#### Raw records:

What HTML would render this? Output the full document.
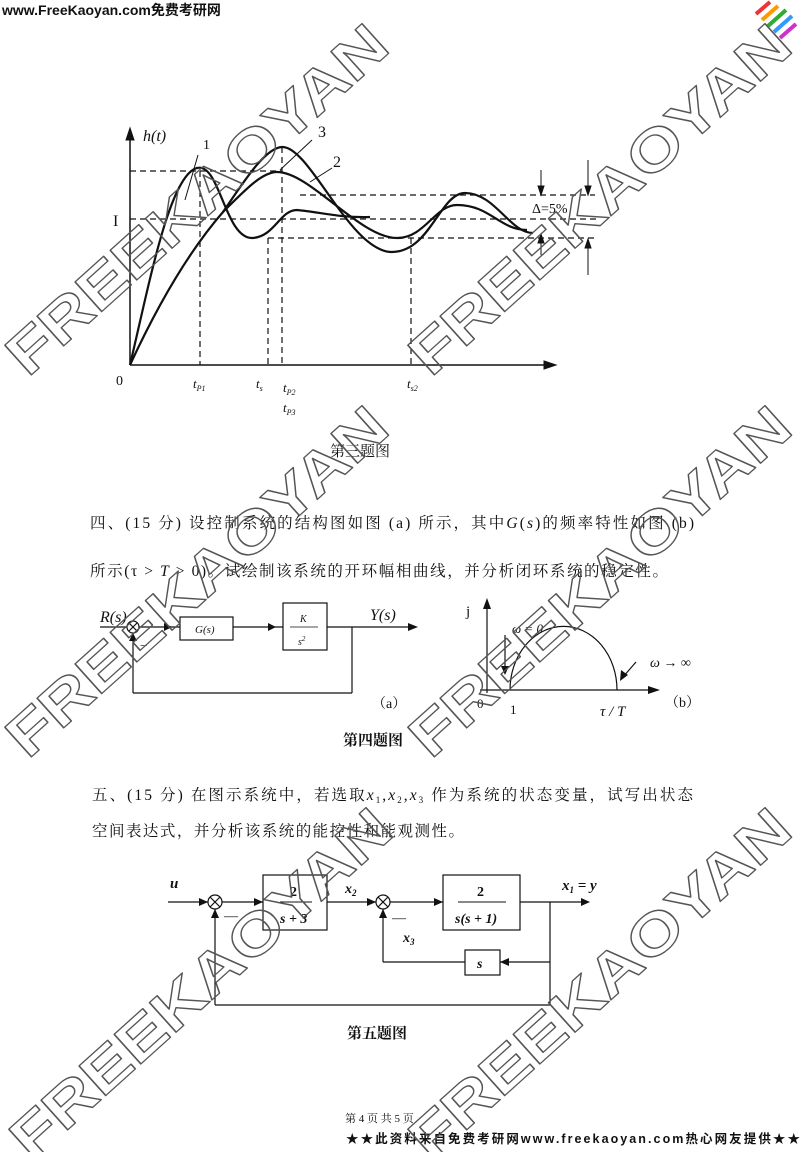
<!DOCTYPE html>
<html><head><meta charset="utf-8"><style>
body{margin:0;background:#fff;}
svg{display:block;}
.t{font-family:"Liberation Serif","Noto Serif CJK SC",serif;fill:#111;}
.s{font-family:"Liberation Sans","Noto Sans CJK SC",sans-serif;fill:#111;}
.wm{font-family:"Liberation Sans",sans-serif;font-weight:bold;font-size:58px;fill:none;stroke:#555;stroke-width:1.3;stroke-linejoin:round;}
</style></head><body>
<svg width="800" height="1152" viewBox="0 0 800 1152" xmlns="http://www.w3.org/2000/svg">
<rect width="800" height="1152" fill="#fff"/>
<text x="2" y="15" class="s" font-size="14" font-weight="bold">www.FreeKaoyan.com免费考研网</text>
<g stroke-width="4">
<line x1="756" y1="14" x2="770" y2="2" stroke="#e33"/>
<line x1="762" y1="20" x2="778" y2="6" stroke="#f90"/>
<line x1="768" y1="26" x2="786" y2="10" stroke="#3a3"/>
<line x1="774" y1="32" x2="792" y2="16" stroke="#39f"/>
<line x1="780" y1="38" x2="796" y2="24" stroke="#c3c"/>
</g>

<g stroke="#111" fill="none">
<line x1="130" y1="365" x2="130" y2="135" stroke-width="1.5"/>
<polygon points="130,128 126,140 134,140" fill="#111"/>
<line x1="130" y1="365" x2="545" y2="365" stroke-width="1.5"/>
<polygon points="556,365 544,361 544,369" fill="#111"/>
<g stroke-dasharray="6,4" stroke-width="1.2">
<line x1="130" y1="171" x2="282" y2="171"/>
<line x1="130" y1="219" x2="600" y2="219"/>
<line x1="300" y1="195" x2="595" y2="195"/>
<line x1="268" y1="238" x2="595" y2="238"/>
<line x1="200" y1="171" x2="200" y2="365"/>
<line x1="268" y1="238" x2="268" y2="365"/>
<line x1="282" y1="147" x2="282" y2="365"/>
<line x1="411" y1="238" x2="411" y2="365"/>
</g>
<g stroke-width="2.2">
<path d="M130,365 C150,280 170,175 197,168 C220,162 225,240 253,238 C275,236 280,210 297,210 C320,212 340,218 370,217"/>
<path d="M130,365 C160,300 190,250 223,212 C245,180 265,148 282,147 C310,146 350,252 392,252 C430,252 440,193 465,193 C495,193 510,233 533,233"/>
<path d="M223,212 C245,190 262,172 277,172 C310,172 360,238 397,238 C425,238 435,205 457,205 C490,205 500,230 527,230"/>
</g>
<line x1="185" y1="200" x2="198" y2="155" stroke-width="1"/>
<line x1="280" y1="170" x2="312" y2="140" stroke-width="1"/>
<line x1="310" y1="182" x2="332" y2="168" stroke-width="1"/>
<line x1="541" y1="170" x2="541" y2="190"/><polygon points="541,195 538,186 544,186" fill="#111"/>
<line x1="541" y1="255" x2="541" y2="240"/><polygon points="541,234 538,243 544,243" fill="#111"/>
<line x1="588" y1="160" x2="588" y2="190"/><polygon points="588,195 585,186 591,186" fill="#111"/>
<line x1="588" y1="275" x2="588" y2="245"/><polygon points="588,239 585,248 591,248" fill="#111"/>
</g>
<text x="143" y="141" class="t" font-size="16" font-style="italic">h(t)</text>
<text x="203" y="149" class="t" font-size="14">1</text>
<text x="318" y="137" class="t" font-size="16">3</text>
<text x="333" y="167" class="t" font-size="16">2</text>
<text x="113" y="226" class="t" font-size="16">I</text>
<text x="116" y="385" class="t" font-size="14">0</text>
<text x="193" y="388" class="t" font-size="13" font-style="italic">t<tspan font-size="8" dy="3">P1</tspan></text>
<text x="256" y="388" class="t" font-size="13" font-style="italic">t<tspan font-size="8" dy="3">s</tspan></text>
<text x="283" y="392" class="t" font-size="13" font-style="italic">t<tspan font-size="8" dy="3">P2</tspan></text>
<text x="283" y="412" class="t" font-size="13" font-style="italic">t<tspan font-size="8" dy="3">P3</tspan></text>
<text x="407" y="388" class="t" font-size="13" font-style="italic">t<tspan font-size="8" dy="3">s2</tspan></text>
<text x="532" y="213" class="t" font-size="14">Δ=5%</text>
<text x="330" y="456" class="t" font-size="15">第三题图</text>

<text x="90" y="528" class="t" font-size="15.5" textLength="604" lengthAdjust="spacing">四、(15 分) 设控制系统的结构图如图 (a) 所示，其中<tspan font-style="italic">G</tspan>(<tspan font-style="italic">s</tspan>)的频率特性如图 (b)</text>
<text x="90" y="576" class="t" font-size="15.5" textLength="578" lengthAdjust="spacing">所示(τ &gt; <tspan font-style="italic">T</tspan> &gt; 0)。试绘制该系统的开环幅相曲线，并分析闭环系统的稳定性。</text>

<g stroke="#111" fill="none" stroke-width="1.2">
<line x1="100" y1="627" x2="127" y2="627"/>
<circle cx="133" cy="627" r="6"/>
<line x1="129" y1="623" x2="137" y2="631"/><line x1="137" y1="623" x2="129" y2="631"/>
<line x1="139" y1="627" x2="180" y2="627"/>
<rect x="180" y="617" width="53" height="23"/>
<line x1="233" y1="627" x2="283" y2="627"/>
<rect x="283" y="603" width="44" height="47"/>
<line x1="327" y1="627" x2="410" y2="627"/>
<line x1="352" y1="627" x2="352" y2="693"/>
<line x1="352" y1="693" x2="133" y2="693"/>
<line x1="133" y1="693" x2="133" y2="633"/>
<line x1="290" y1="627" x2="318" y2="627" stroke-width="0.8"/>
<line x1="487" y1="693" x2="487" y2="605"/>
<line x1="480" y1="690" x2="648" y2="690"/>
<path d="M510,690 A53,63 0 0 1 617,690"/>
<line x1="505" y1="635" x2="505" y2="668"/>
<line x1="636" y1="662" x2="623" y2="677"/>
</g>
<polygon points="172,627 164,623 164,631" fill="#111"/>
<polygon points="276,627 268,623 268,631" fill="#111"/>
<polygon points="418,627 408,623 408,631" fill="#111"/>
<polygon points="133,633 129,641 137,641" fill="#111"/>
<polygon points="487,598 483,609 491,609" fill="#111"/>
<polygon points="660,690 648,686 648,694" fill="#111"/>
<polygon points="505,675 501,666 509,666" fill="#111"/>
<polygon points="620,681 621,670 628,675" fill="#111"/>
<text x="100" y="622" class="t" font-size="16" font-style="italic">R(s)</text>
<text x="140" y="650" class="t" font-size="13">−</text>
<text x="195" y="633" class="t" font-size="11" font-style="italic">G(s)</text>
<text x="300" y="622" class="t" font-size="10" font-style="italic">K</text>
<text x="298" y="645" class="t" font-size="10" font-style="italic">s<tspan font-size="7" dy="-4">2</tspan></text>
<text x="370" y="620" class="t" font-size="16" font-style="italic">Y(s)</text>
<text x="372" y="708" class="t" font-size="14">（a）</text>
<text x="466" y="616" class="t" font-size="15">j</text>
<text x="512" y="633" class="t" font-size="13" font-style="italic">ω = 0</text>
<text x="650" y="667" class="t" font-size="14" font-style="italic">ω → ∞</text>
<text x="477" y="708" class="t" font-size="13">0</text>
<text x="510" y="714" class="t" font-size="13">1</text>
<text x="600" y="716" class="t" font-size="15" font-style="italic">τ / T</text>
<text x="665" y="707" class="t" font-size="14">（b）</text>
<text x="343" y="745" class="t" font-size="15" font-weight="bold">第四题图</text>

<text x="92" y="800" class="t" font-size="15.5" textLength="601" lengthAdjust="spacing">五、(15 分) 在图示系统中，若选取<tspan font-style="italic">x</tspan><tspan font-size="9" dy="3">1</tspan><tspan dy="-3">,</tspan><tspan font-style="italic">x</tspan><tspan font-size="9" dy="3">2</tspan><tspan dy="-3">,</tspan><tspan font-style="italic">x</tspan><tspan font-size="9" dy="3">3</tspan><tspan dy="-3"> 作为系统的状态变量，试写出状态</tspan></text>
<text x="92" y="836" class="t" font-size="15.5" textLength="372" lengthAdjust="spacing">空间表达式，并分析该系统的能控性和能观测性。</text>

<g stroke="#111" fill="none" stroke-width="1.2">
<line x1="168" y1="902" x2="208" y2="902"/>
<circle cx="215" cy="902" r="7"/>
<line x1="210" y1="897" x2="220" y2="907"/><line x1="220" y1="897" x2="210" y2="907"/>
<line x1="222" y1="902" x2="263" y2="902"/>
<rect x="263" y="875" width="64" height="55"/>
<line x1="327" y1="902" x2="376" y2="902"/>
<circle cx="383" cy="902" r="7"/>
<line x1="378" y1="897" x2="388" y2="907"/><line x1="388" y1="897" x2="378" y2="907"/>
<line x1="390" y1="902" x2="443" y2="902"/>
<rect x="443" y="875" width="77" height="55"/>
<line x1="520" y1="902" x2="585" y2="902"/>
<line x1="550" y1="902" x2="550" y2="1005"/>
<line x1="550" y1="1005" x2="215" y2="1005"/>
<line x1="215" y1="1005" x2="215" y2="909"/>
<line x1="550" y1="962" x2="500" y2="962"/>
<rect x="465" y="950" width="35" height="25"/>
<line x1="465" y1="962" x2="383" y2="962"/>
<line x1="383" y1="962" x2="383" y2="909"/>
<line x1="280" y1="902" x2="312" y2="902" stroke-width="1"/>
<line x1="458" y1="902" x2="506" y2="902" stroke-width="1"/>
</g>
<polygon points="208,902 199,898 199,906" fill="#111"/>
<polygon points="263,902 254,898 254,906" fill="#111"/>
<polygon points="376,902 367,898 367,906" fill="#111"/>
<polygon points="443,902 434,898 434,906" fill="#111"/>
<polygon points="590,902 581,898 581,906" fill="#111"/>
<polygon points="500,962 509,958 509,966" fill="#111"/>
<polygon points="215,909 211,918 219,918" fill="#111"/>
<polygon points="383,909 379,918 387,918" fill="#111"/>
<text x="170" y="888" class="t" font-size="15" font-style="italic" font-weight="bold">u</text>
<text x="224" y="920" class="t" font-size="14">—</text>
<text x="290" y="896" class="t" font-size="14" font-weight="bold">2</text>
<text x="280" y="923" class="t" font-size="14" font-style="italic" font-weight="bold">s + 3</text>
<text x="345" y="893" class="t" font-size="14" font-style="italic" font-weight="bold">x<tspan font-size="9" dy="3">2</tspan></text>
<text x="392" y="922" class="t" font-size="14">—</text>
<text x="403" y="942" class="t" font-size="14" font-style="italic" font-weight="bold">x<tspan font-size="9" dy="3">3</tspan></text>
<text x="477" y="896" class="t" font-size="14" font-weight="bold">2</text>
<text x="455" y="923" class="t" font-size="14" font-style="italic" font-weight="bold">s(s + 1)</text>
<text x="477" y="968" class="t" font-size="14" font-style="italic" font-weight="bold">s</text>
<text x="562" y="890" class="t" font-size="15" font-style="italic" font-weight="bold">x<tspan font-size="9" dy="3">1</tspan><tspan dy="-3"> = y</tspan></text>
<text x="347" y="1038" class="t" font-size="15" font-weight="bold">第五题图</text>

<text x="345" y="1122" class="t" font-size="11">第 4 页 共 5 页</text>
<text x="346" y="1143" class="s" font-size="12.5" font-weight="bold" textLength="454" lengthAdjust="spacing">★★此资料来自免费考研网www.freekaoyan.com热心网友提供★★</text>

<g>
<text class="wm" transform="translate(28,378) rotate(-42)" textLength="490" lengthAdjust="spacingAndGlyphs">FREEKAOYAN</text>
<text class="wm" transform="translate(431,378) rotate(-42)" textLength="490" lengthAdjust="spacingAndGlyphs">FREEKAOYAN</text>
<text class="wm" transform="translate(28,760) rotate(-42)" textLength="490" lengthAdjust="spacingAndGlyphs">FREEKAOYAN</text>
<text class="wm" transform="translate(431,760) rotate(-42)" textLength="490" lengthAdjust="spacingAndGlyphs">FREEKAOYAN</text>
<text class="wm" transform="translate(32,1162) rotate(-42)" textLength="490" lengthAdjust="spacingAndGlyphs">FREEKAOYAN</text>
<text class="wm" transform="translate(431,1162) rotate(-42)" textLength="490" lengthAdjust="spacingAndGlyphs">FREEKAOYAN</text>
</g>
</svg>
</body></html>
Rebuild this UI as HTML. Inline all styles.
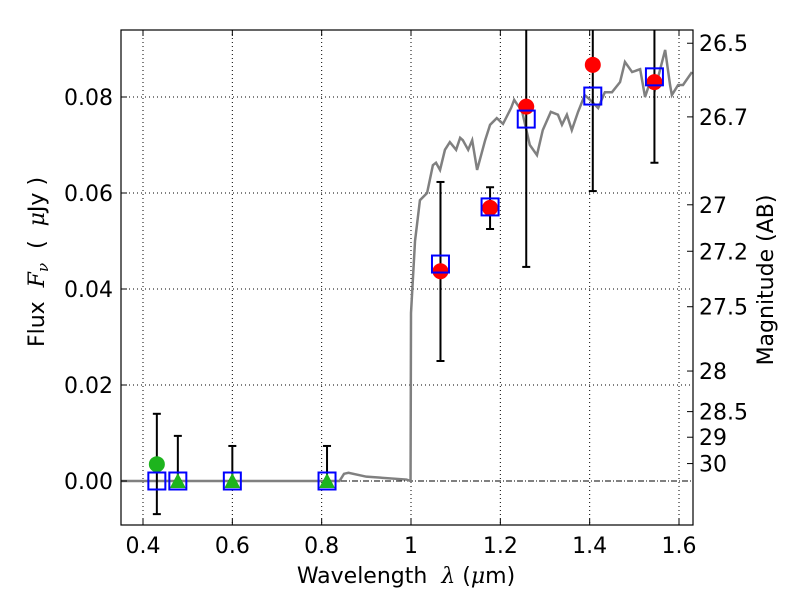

#### What the task requires:
Collect each line holding the string "this".

#### Task solution:
What HTML would render this? Output the full document.
Rebuild this UI as HTML. Inline all styles.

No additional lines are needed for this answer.